*** DATASET EXTRACT ***

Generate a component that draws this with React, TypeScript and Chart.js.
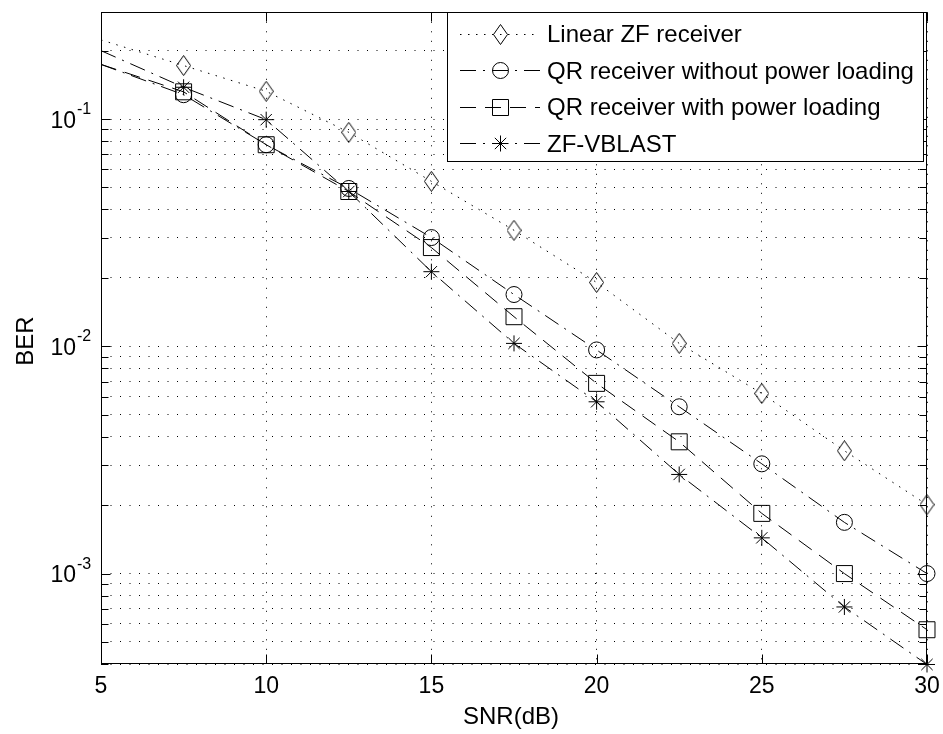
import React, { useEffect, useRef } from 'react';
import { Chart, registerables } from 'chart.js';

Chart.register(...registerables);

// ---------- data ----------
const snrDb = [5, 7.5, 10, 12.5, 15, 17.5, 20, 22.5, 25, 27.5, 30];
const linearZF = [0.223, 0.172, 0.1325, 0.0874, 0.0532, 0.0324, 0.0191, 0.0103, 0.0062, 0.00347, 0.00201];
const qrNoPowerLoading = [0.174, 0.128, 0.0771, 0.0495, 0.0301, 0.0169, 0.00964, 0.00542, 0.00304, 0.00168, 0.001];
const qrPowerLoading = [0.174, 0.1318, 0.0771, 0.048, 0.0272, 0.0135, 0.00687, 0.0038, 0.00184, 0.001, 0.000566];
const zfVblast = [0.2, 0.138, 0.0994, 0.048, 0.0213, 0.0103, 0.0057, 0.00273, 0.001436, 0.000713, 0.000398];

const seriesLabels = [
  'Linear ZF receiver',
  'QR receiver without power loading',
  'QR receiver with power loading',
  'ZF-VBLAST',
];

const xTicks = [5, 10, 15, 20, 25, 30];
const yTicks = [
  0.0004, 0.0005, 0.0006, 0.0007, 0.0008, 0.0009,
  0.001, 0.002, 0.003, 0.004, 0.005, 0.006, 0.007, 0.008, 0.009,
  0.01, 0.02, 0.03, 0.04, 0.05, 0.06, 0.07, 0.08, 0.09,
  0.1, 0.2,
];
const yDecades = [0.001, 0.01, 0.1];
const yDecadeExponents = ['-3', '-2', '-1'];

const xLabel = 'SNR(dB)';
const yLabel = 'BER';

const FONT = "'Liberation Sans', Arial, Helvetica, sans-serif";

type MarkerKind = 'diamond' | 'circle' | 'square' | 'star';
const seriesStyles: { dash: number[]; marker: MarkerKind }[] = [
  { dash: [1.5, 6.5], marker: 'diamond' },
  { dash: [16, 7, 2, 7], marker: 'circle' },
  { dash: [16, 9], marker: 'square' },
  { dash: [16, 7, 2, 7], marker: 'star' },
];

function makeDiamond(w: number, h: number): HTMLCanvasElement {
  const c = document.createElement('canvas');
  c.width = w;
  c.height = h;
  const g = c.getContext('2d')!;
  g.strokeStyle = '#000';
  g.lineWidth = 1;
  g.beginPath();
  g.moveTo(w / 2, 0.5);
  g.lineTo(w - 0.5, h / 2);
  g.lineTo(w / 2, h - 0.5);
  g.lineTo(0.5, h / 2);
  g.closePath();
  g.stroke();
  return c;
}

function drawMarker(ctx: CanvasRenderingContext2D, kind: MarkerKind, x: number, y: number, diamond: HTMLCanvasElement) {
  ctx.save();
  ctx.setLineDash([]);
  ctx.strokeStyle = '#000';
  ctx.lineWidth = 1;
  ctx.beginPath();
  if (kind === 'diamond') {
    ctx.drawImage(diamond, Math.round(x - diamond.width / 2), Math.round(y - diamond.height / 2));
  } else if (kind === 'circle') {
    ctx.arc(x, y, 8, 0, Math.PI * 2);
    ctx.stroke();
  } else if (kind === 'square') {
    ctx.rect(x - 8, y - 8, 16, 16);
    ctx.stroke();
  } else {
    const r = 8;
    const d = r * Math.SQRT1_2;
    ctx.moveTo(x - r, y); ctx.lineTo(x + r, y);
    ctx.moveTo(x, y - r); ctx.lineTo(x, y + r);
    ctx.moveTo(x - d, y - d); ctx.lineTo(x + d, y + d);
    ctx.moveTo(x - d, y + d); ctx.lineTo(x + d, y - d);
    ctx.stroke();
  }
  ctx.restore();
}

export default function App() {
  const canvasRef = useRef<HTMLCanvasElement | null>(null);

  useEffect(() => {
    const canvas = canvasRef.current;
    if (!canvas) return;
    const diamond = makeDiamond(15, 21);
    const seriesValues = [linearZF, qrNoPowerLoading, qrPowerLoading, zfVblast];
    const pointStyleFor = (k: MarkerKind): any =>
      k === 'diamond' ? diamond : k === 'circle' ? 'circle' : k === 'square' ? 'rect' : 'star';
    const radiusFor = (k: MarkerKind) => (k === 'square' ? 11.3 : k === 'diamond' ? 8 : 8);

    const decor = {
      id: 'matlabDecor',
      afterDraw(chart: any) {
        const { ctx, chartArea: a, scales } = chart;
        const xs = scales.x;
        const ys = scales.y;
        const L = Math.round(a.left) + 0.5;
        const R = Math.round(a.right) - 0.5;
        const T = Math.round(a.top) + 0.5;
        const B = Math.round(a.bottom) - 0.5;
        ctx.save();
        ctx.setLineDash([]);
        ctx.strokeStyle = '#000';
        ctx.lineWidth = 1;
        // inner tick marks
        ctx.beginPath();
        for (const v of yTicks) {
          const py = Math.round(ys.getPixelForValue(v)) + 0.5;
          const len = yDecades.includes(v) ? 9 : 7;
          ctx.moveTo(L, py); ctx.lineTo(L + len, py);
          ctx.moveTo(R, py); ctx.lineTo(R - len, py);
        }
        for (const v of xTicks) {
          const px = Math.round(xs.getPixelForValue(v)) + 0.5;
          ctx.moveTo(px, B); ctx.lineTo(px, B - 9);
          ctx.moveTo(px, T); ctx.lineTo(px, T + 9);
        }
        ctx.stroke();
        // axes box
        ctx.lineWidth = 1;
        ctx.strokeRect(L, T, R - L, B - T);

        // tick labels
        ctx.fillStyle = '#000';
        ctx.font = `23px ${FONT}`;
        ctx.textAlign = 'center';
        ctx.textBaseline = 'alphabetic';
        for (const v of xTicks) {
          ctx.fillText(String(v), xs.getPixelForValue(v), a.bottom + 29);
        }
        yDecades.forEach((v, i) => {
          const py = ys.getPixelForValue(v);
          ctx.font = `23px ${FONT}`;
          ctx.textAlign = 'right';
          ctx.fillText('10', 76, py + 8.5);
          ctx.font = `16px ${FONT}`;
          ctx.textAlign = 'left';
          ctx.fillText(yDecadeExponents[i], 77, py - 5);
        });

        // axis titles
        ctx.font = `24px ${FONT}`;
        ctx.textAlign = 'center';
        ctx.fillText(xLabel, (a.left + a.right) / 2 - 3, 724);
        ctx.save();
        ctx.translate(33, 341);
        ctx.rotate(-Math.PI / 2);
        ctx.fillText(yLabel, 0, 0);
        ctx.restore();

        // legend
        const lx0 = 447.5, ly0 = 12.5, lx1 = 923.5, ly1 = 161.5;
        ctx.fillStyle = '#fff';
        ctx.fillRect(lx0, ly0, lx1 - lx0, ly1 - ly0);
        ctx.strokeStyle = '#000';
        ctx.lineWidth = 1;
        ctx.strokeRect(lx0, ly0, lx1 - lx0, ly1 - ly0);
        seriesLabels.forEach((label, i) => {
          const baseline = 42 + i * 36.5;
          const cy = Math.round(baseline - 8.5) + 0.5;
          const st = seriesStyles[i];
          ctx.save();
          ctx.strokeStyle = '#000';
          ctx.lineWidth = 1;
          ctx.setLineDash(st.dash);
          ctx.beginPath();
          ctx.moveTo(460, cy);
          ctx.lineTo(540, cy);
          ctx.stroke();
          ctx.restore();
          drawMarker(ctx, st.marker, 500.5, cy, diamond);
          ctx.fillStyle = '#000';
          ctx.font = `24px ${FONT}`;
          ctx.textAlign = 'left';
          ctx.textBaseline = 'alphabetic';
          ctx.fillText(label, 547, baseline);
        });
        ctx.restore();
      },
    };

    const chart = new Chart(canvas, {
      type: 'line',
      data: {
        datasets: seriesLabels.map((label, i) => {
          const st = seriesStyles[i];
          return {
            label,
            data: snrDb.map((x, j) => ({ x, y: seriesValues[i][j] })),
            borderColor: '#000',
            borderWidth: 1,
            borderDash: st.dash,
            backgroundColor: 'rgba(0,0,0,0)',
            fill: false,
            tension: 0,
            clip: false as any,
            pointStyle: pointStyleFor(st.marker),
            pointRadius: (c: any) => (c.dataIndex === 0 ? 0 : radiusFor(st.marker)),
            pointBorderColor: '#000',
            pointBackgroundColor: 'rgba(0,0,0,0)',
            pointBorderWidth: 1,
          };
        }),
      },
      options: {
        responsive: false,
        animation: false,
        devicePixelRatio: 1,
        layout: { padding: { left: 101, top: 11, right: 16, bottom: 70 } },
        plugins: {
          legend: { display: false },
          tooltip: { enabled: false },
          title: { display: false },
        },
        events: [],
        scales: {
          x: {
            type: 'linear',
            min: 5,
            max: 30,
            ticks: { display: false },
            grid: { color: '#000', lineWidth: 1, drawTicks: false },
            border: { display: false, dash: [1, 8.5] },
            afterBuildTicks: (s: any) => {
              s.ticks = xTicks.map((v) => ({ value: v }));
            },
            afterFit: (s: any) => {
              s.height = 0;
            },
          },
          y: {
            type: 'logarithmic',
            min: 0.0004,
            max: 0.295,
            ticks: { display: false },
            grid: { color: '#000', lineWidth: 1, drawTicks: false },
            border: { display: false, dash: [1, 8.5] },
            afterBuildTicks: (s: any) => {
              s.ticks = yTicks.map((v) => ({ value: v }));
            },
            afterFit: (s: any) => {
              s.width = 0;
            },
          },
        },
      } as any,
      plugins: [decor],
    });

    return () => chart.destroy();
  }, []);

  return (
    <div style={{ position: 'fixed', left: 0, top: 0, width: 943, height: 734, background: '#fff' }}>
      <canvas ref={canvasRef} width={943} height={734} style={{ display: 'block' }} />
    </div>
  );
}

***
*** DATASET EXTRACT ***

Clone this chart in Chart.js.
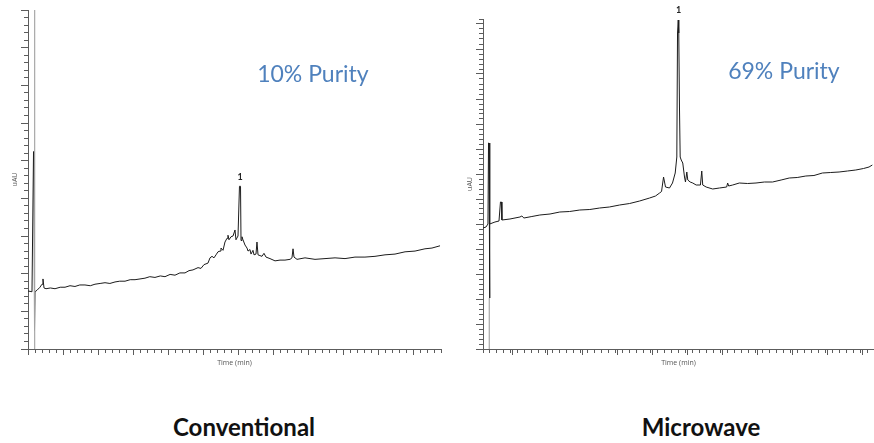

***

[WRITTEN PROBLEM] Write out again exactly the lines above from the one with "Generate a component" through the one with "Chart.register(...registerables);", adding no other lines and no pictures.

[TASK RESPONSE]
Generate a component that draws this with React, TypeScript and Chart.js.
import React, { useEffect, useRef } from 'react';
import { Chart, registerables } from 'chart.js';

Chart.register(...registerables);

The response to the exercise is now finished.